The Japanese institution paid its 14 (that's correct, 14) top executives a total of $US8.1 million that year. But John Mack, the man who presided over the Morgan Stanley debacle, took home $US41.4 million the previous year - five times the amount earned by the entire team of top executives at his new parent.

Mind you, while the quest to satiate corporate greed began in America, not all its leaders subscribe to the philosophy.

Berkshire Hathaway's legendary leader, Warren Buffett, for years has heaped scorn on the modern trend to uber-salaries. And the recently deceased Apple founder, Steve Jobs, paid himself an annual salary of $US1, relying instead on dividends to make ends meet.

There have been no such calls from business leaders here.

Fearful of the backlash that may have them turfed out after next year's annual meeting season, instead they have gone on the offensive.

The two main lobby groups, the Australian Institute of Company Directors and the Business Council of Australia, came out swinging this week.

According to the AICD, the main groups advising superannuation funds on executive pay were not qualified for the task. The outgoing Business Council leader, Graham Bradley, meanwhile, continued his mantra for lower taxes and workplace reform, a euphemism for reduced wages and conditions for employees.

They have good reason to be fearful. In recent years, proxy advisors - the consultancies that advise super funds on how to vote at annual meetings - have taken a dim view of the executive grab for cash.

CGI Glass, one of the advisory firms, supported just 48 per cent of the remuneration arrangements at the 700-odd companies it examined in 2009. That rose to 56 per cent last year. But that means almost half the firms it examined were given a black mark.

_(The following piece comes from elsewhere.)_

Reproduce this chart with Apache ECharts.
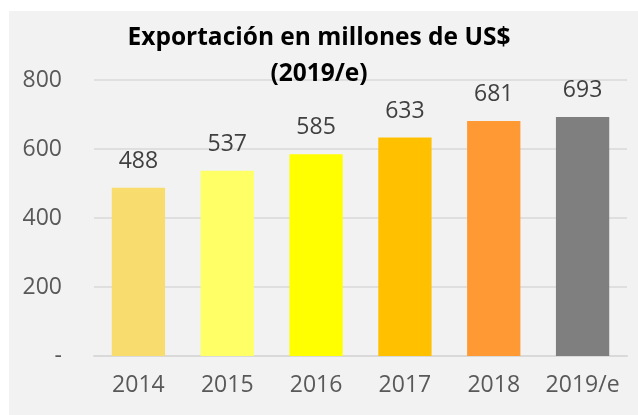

The sudden panic has seen corporations scrambling for advice on how best to cope with the looming backlash, seeking out shareholder communication groups such as Global Proxy Solicitation.

While shareholders have been able to vote down the salary packages in the past couple of years, the vote was non-binding. Directors simply snubbed their noses at the owners and doled out ever greater riches to executives and themselves, regardless of performance.

Telstra under Sol Trujillo was a repeat offender, enraging shareholders with the largesse heaped upon its American imports, among a large number of top 50 companies lashed by shareholders.

Qantas is a classic example of the growing disconnect between shareholders, employees, management and directors.

Employees including pilots have been attempting to negotiate a 5 per cent annual pay rise. But the claim has been dismissed out of hand, even as the Qantas chief executive, Alan Joyce, had his salary boosted from $2.92 million to $5 million along with a raft of his senior executives who were awarded increases in the order of 40 per cent.

The dispute, which has cost Qantas shareholders $20 million in lost revenue to date, is predicated on the argument that Australian airline employees need to be more flexible if the business is to compete with low-cost Asian operators.

Given the competitive global pressures bearing down on the airline, that is an entirely rational argument. Unfortunately, it doesn't appear to extend through to management.

Compare Joyce's take-home pay with that of the recently retired Singapore Airlines boss, C.S. Chew, who earned $982,000 in his last nine months at the company. Cathay Pacific's former boss Tony Tyler took home $1.4 million while China Southern's president, Tan Wangeng, earned $153,000 last year.

Perhaps the most galling aspect to the latest round of shareholder arm-twisting is the way executive salary is being restructured.

Whenever the stockmarket is booming, the push is on for salaries to comprise mostly long-term share options. In a downturn, it is the reverse. True to form, the current push is for greater weighting on cash. And given the short-term bonuses - usually in the order of 150 per cent of base pay - are also in cash, that ensures a bonanza next year as well, or at least until the sharemarket recovers.

Of course they have to jump hurdles and meet benchmarks to earn those bonuses. One of the main hurdles for picking up the short-term incentives is, believe it or not, staying in the job.

If it wasn't so serious, it really would be a joke.